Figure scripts
## Start

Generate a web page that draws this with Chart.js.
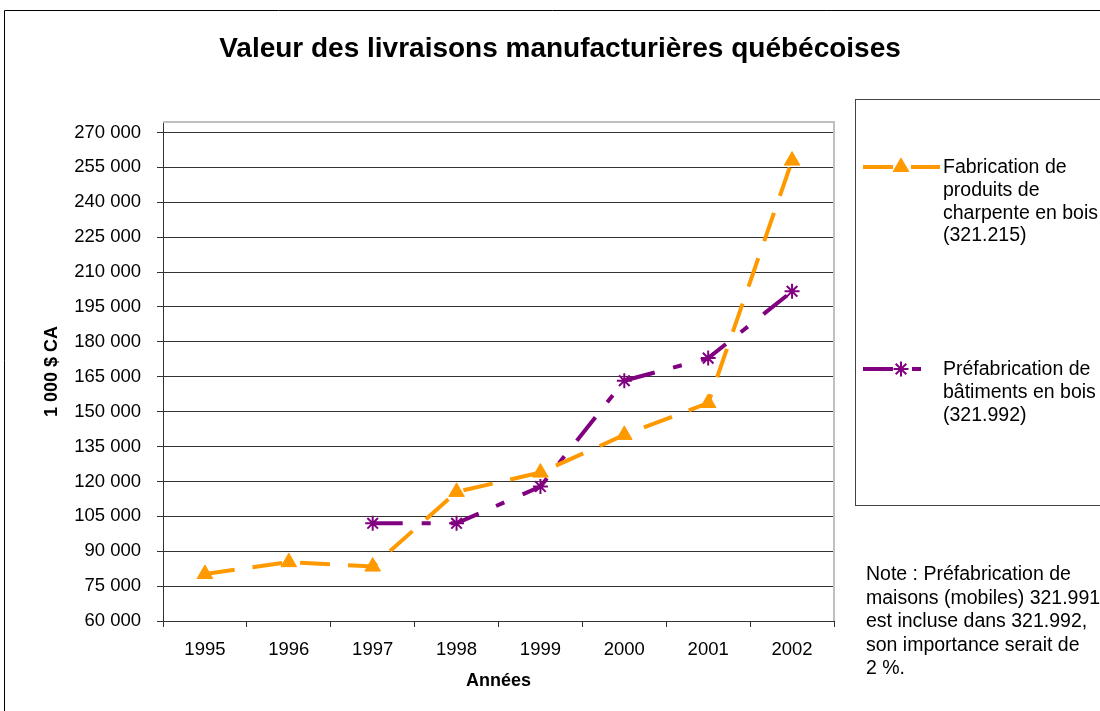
<!DOCTYPE html>
<html lang="fr">
<head>
    <meta charset="UTF-8">
    <title>Valeur des livraisons manufacturières québécoises</title>
    <script src="https://cdn.jsdelivr.net/npm/chart.js@4/dist/chart.umd.min.js"></script>
    <style>
        html, body { margin: 0; padding: 0; background: #fff; }
        #wrap { width: 1100px; height: 711px; position: relative; }
    </style>
</head>
<body>
<div id="wrap">
    <canvas id="chart" width="1100" height="711"></canvas>
</div>
<script>
// data
const years = ['1995', '1996', '1997', '1998', '1999', '2000', '2001', '2002'];
const charpente = [80200, 85300, 83400, 115500, 123800, 140000, 153700, 257900];
const prefab = [null, null, 102000, 102000, 117800, 163300, 173000, 201700];
const yTickValues = [60000, 75000, 90000, 105000, 120000, 135000, 150000, 165000,
                     180000, 195000, 210000, 225000, 240000, 255000, 270000];

const chartTitle = 'Valeur des livraisons manufacturières québécoises';
const legendCharpente = ['Fabrication de', 'produits de', 'charpente en bois', '(321.215)'];
const legendPrefab = ['Préfabrication de', 'bâtiments en bois', '(321.992)'];
const noteLines = ['Note : Préfabrication de', 'maisons (mobiles) 321.991',
                   'est incluse dans 321.992,', 'son importance serait de', '2 %.'];

const ORANGE = '#FF9900';
const PURPLE = '#800080';
const FONT = '"Liberation Sans", Arial, sans-serif';

const orangeDash = [30, 18];
const purpleDash = [30, 19, 9, 20];

function spaced(v) {
    return String(v).replace(/\B(?=(\d{3})+(?!\d))/g, ' ');
}

// title, frame, legend box and note
const decor = {
    id: 'decor',
    afterDraw(chart) {
        const ctx = chart.ctx;
        const a = chart.chartArea;
        ctx.save();

        // outer border
        ctx.strokeStyle = '#000';
        ctx.lineWidth = 1;
        ctx.beginPath();
        ctx.moveTo(4.5, 711);
        ctx.lineTo(4.5, 10.5);
        ctx.lineTo(1100, 10.5);
        ctx.stroke();

        // plot frame top / right
        ctx.strokeStyle = '#c0c0c0';
        ctx.lineWidth = 2;
        ctx.beginPath();
        ctx.moveTo(a.left, a.top);
        ctx.lineTo(a.right, a.top);
        ctx.lineTo(a.right, a.bottom);
        ctx.stroke();

        // title
        ctx.fillStyle = '#000';
        ctx.font = 'bold 28px ' + FONT;
        ctx.textAlign = 'center';
        ctx.textBaseline = 'middle';
        ctx.fillText(chartTitle, 560, 49);

        // legend box
        ctx.strokeStyle = '#444';
        ctx.lineWidth = 1;
        ctx.strokeRect(855.5, 99.5, 300, 406);

        const entries = [
            { color: ORANGE, dash: orangeDash, width: 4, style: 'triangle', radius: 9, lines: legendCharpente, y: 167, end: 940 },
            { color: PURPLE, dash: purpleDash, width: 4, style: 'star', radius: 7.5, lines: legendPrefab, y: 369, end: 924 }
        ];
        entries.forEach(e => {
            ctx.strokeStyle = e.color;
            ctx.fillStyle = e.color;
            ctx.lineWidth = e.width;
            ctx.setLineDash(e.dash);
            ctx.beginPath();
            ctx.moveTo(863, e.y);
            ctx.lineTo(e.end, e.y);
            ctx.stroke();
            ctx.setLineDash([]);
            ctx.lineWidth = e.style === 'star' ? 2 : 1;
            Chart.helpers.drawPoint(ctx, { pointStyle: e.style, radius: e.radius, rotation: 0, borderWidth: ctx.lineWidth }, 901, e.y);

            ctx.fillStyle = '#000';
            ctx.font = '19.5px ' + FONT;
            ctx.textAlign = 'left';
            ctx.textBaseline = 'middle';
            e.lines.forEach((t, i) => ctx.fillText(t, 943, e.y + 1 + i * 22.7));
        });

        // note
        ctx.fillStyle = '#000';
        ctx.font = '19.5px ' + FONT;
        noteLines.forEach((t, i) => ctx.fillText(t, 866, 575 + i * 23.4));

        ctx.restore();
    }
};

new Chart(document.getElementById('chart'), {
    type: 'line',
    data: {
        labels: years,
        datasets: [
            {
                label: legendCharpente.join(' '),
                data: charpente,
                borderColor: ORANGE,
                backgroundColor: ORANGE,
                borderWidth: 4,
                borderDash: orangeDash,
                pointStyle: 'triangle',
                pointRadius: 9,
                pointBorderWidth: 1,
                pointBackgroundColor: ORANGE,
                pointBorderColor: ORANGE,
                tension: 0
            },
            {
                label: legendPrefab.join(' '),
                data: prefab,
                borderColor: PURPLE,
                backgroundColor: PURPLE,
                borderWidth: 4,
                borderDash: purpleDash,
                pointStyle: 'star',
                pointRadius: 7.5,
                pointBorderWidth: 2,
                pointBorderColor: PURPLE,
                spanGaps: false,
                tension: 0
            }
        ]
    },
    options: {
        responsive: false,
        animation: false,
        layout: { padding: { left: 0, top: 122, right: 266, bottom: 0 } },
        plugins: {
            legend: { display: false },
            title: { display: false },
            tooltip: { enabled: false }
        },
        scales: {
            x: {
                offset: true,
                grid: { offset: true, drawOnChartArea: false, drawTicks: true, tickLength: 6, color: '#333' },
                border: { color: '#333', width: 1 },
                ticks: { color: '#000', font: { family: FONT, size: 18.5 }, padding: 12, maxRotation: 0 },
                title: { display: true, text: 'Années', color: '#000', font: { family: FONT, size: 18, weight: 'bold' }, padding: { top: 0, bottom: 19 } },
                afterFit(scale) { scale.height = 90; }
            },
            y: {
                min: 60000,
                max: 274500,
                afterBuildTicks(scale) { scale.ticks = yTickValues.map(v => ({ value: v })); },
                grid: { color: '#333', tickLength: 6 },
                border: { color: '#333', width: 1 },
                ticks: { color: '#000', font: { family: FONT, size: 18.5 }, padding: 16, callback: v => spaced(v) },
                title: { display: true, text: '1 000 $ CA', color: '#000', font: { family: FONT, size: 18, weight: 'bold' }, padding: { top: 41, bottom: 0 } },
                afterFit(scale) { scale.width = 163; }
            }
        }
    },
    plugins: [decor]
});
</script>
</body>
</html>
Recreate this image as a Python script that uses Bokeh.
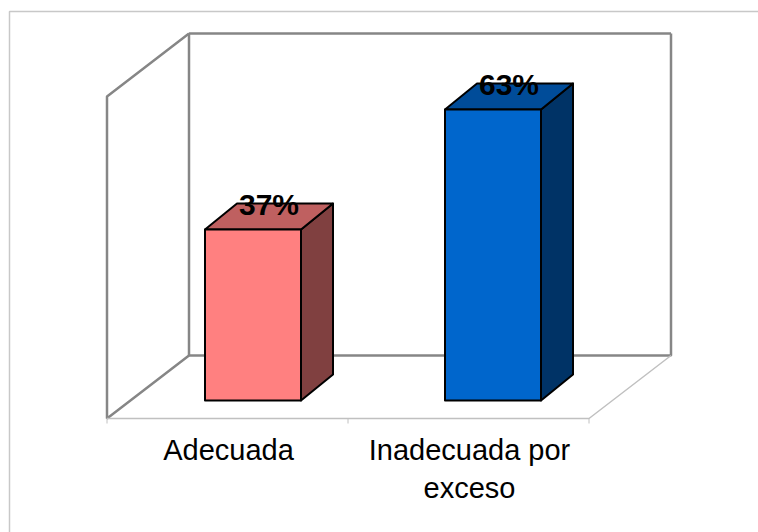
from bokeh.embed import file_html
from bokeh.resources import INLINE
from bokeh.plotting import figure
from bokeh.models import Range1d
from bokeh.core.properties import value

# Chart content
categories = ["Adecuada", "Inadecuada por\nexceso"]
percentages = [37, 63]
value_labels = ["37%", "63%"]
front_colors = ["#FF8080", "#0066CC"]
top_colors = ["#BF6060", "#004C99"]
side_colors = ["#804040", "#003366"]

# Page size and the pixels-per-unit of the two scales
WIDTH, HEIGHT = 758, 532
PX_PER_CAT = 241
PX_PER_PCT = 4.62
ORIGIN_X, ORIGIN_Y = 106.5, 400    # screen position of category 0 / value 0 on the bar base

# Oblique projection depth of the 3-D box, in data units
DX = 32 / PX_PER_CAT
DY = 26 / PX_PER_PCT
# Bars are placed inside each category slot
BAR_LEFT = 98 / PX_PER_CAT
BAR_WIDTH = 96 / PX_PER_CAT
BAR_STEP = 240 / PX_PER_CAT

# Chart box extents, in data units
FLOOR = -18 / PX_PER_PCT
WALL_H = 322 / PX_PER_PCT
BACK_DX = 82 / PX_PER_CAT
BACK_DY = 63 / PX_PER_PCT
N = len(categories)

# Vertical correction for where the browser places a text baseline
TEXT_SHIFT_PX = 11

p = figure(
    width=WIDTH, height=HEIGHT, output_backend="svg", toolbar_location=None,
    x_range=Range1d(-ORIGIN_X / PX_PER_CAT, (WIDTH - ORIGIN_X) / PX_PER_CAT),
    y_range=Range1d((ORIGIN_Y - HEIGHT) / PX_PER_PCT, ORIGIN_Y / PX_PER_PCT),
    min_border=0, outline_line_color=None, background_fill_color="white",
)
p.axis.visible = False
p.grid.visible = False


def px(x):
    return (x - ORIGIN_X) / PX_PER_CAT


def py(y):
    return (ORIGIN_Y - y) / PX_PER_PCT


# Outer chart frame: left and top edges only reach the page
p.line([px(9), px(9), px(758)], [py(532), py(11), py(11)], line_color="#C8C8C8", line_width=1.5)

# Back wall and left wall
wall_color = "#868686"
p.line(
    [BACK_DX, BACK_DX, BACK_DX + N, BACK_DX + N],
    [FLOOR + BACK_DY + WALL_H, FLOOR + BACK_DY, FLOOR + BACK_DY, FLOOR + BACK_DY + WALL_H],
    line_color=wall_color, line_width=2.5,
)
p.line([BACK_DX, BACK_DX + N], [FLOOR + BACK_DY + WALL_H] * 2, line_color=wall_color, line_width=2.5)
p.line(
    [BACK_DX, 0, 0, BACK_DX],
    [FLOOR + BACK_DY + WALL_H, FLOOR + WALL_H, FLOOR, FLOOR + BACK_DY],
    line_color=wall_color, line_width=2.5,
)

# Floor edges and category ticks
floor_color = "#C0C0C0"
p.line([0, N, N + BACK_DX], [FLOOR, FLOOR, FLOOR + BACK_DY], line_color=floor_color, line_width=1.5)
p.segment(
    x0=list(range(N + 1)), x1=list(range(N + 1)),
    y0=[FLOOR] * (N + 1), y1=[FLOOR - 5 / PX_PER_PCT] * (N + 1),
    line_color=floor_color, line_width=1,
)

# 3-D bars: side face, top face, front face
for i, v in enumerate(percentages):
    x0 = i * BAR_STEP + BAR_LEFT
    x1 = x0 + BAR_WIDTH
    p.patch([x1, x1 + DX, x1 + DX, x1], [0, DY, v + DY, v],
            fill_color=side_colors[i], line_color="black", line_width=2, line_join="round")
    p.patch([x0, x1, x1 + DX, x0 + DX], [v, v, v + DY, v + DY],
            fill_color=top_colors[i], line_color="black", line_width=2, line_join="round")
    p.patch([x0, x1, x1, x0], [0, 0, v, v],
            fill_color=front_colors[i], line_color="black", line_width=2, line_join="round")

# Value labels sit over the top face of each bar
p.text(
    x=[i * BAR_STEP + BAR_LEFT + BAR_WIDTH / 2 + DX / 2 for i in range(N)],
    y=[v + (14 + TEXT_SHIFT_PX) / PX_PER_PCT for v in percentages],
    text=value_labels, text_font=value("Liberation Sans"), text_font_style="bold",
    text_font_size="30px", text_align="center", text_baseline="alphabetic", text_color="black",
)

# Category labels under the floor, one row of text per line
for i, label in enumerate(categories):
    for j, row in enumerate(label.split("\n")):
        p.text(
            x=[i + 0.5 + 1 / PX_PER_CAT], y=[py(460 + 38 * j - TEXT_SHIFT_PX)], text=[row],
            text_font=value("Liberation Sans"), text_font_size="29px",
            text_align="center", text_baseline="alphabetic", text_color="black",
        )

open("out.html", "w").write(file_html(p, INLINE))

## End

> SHORT TASK
Restate the material word for word from its first line through the line containing "const purpleDash = [30, 19, 9, 20];", both included; the pictures do not belong in it.

> WRITTEN ANSWER
Generate a web page that draws this with Chart.js.
<!DOCTYPE html>
<html lang="fr">
<head>
    <meta charset="UTF-8">
    <title>Valeur des livraisons manufacturières québécoises</title>
    <script src="https://cdn.jsdelivr.net/npm/chart.js@4/dist/chart.umd.min.js"></script>
    <style>
        html, body { margin: 0; padding: 0; background: #fff; }
        #wrap { width: 1100px; height: 711px; position: relative; }
    </style>
</head>
<body>
<div id="wrap">
    <canvas id="chart" width="1100" height="711"></canvas>
</div>
<script>
// data
const years = ['1995', '1996', '1997', '1998', '1999', '2000', '2001', '2002'];
const charpente = [80200, 85300, 83400, 115500, 123800, 140000, 153700, 257900];
const prefab = [null, null, 102000, 102000, 117800, 163300, 173000, 201700];
const yTickValues = [60000, 75000, 90000, 105000, 120000, 135000, 150000, 165000,
                     180000, 195000, 210000, 225000, 240000, 255000, 270000];

const chartTitle = 'Valeur des livraisons manufacturières québécoises';
const legendCharpente = ['Fabrication de', 'produits de', 'charpente en bois', '(321.215)'];
const legendPrefab = ['Préfabrication de', 'bâtiments en bois', '(321.992)'];
const noteLines = ['Note : Préfabrication de', 'maisons (mobiles) 321.991',
                   'est incluse dans 321.992,', 'son importance serait de', '2 %.'];

const ORANGE = '#FF9900';
const PURPLE = '#800080';
const FONT = '"Liberation Sans", Arial, sans-serif';

const orangeDash = [30, 18];
const purpleDash = [30, 19, 9, 20];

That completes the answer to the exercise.